§ SET TASK: Write each line of the material exactly as given, from the top through the line that contains "plt.rcParams['mathtext.default'] = 'regular'", and omit all pictures.

§ DATASET CONTENT:
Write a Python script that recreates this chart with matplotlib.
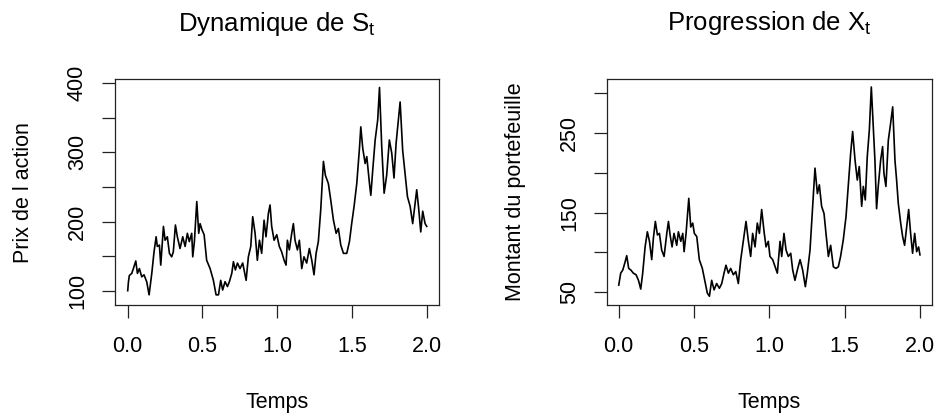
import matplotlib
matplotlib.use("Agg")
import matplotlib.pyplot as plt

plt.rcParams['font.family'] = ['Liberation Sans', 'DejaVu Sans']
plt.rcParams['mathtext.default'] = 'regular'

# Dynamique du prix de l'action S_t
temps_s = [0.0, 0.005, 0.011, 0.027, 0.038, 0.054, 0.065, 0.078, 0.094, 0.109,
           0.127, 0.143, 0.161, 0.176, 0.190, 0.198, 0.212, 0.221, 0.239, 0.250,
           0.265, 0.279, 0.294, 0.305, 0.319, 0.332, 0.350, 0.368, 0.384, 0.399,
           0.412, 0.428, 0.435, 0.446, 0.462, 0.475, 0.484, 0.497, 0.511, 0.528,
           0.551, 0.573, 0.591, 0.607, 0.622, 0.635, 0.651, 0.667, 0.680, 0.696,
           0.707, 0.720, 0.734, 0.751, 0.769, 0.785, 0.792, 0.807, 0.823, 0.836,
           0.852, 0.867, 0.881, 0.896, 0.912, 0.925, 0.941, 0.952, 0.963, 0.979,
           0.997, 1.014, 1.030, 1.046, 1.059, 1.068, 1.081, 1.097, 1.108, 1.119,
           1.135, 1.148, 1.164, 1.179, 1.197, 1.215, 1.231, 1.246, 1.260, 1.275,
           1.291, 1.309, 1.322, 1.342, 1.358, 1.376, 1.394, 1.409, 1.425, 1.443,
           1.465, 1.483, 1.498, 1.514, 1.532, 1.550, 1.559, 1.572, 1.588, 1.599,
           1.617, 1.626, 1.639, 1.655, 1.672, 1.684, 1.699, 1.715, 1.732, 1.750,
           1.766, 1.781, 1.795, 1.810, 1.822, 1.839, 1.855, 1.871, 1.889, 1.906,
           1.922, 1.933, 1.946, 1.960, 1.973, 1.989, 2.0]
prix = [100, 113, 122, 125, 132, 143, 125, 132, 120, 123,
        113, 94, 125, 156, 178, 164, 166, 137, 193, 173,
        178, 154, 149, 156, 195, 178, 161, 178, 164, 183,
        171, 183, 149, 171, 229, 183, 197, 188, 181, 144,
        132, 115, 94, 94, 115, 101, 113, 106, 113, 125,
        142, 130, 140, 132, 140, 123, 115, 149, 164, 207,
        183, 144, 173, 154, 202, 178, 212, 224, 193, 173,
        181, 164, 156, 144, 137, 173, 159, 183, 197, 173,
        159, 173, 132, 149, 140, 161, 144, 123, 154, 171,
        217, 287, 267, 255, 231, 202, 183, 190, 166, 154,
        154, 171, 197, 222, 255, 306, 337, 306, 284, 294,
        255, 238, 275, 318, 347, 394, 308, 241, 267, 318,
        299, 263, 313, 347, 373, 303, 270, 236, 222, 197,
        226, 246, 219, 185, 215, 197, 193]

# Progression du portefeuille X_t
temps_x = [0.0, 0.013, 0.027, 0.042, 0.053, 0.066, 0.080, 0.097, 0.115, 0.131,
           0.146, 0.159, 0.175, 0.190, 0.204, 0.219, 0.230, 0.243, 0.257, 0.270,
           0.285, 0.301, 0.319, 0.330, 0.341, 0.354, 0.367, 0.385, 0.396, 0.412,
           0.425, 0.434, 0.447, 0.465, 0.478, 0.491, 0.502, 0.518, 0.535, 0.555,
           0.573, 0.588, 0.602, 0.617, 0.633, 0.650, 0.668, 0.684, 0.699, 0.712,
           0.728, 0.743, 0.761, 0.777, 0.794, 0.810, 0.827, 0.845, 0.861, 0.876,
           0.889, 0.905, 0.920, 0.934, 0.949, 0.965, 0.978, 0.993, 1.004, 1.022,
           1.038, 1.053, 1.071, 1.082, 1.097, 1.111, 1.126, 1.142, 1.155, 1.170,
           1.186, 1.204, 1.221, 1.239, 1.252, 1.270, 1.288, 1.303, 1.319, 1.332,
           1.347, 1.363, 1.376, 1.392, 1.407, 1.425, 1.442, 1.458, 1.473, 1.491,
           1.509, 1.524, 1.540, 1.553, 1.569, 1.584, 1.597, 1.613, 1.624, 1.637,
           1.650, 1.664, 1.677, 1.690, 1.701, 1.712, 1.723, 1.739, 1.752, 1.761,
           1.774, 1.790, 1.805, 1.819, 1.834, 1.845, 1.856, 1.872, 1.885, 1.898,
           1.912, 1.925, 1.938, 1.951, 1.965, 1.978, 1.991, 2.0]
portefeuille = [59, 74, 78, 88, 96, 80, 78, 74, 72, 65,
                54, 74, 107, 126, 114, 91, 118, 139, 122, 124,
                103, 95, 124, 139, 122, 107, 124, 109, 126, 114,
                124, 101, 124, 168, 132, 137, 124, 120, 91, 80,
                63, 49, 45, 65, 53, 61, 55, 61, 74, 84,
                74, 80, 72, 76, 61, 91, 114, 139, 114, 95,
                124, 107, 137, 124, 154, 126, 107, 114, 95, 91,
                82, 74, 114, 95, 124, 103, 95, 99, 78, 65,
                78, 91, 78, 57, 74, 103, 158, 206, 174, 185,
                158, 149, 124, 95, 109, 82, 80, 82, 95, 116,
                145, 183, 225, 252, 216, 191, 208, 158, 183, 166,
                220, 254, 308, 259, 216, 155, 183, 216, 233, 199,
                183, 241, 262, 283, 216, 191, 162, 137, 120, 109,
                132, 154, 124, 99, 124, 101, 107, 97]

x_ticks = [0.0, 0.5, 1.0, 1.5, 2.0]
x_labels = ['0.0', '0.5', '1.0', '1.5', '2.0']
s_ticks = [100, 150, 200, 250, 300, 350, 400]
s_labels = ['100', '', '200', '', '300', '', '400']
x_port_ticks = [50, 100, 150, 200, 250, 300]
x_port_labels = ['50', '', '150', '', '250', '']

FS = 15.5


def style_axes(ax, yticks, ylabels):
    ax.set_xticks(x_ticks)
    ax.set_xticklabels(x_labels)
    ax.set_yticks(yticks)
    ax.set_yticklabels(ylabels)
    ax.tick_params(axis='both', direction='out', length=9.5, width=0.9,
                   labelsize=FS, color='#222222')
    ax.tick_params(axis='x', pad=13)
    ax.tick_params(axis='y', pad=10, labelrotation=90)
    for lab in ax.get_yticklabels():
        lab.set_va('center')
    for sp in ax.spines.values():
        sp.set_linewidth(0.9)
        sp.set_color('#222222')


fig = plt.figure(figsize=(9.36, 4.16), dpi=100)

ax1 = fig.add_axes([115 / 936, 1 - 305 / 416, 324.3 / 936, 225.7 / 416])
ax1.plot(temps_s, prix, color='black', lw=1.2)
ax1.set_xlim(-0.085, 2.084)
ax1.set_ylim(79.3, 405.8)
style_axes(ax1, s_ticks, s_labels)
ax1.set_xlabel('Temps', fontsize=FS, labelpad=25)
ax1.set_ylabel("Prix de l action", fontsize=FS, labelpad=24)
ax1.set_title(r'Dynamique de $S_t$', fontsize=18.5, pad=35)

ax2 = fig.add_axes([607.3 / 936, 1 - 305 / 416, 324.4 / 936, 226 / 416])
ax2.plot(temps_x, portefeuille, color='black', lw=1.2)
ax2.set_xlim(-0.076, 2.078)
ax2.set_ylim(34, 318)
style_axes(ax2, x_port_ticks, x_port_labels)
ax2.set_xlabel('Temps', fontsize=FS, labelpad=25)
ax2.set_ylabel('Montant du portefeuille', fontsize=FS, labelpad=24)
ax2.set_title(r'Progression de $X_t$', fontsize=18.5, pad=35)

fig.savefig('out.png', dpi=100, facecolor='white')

§ EXERCISE SOLUTION:
Write a Python script that recreates this chart with matplotlib.
import matplotlib
matplotlib.use("Agg")
import matplotlib.pyplot as plt

plt.rcParams['font.family'] = ['Liberation Sans', 'DejaVu Sans']
plt.rcParams['mathtext.default'] = 'regular'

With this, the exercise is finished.